A video supposedly demonstrates how the ‘superconducting’ material levitates over a magnet. | Image: Screenshot Sciencecast

This year, there was a storm on social media about the supposed discovery of a new superconductor. Three Korean researchers uploaded an article onto the preprint server Arxiv, describing a material called LK-99 that they claimed becomes superconducting at room temperature – in other words, it no longer displays any electrical resistance at all. Up to now, known superconductors have only ever demonstrated their amazing properties when they are cooled down to minus 196 degrees Celsius using liquid nitrogen. The authors of the paper on Arxiv were accordingly self-celebratory. “We believe that our new development will be a brand-new historical event that opens a new era for humankind”. They also released a video showing how their material levitates over a magnet, as would be typical for a superconductor.

“Within two weeks of its uploading, the article has been thoroughly debunked”.

There was a lot of excitement on social media. Amateur experts offered their comments, and academic researchers set out to replicate the experiment. One researcher even did it during a livestream. Countless videos circulated with supposedly levitating scraps of material. Parodies soon abounded too, like a ‘superconducting’ dog levitating happily in a swimming pool.
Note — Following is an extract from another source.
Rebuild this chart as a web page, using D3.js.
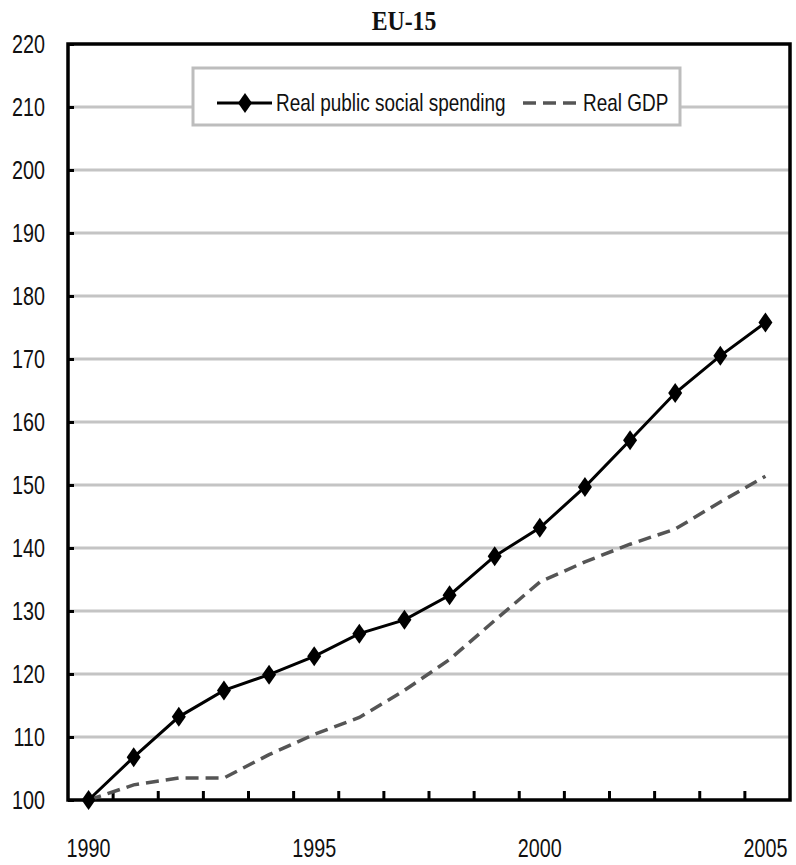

“Within two weeks of its uploading, it has been thoroughly debunked” says Philip Moriarty on YouTube. He’s a physics professor at the University of Nottingham in the UK, and he’s furious. “This is not how to do science”, he says. He’s convinced that the article was simply a cry for attention and contained fundamental errors that would be obvious to any first-year physics student. “The credibility of science keeps getting eroded”, he says. The authors of an editorial in the journal Nature Physics are of a similar opinion, believing that a classical peer review could have saved others all the effort that they expended into trying to replicate the experiment. There was one positive result, however: the video inspired an immense amount of curiosity in the technical, physical details. According to the editors of Nature Physics: “It would be ideal if the community could find a way to keep its new-found fans engaged”.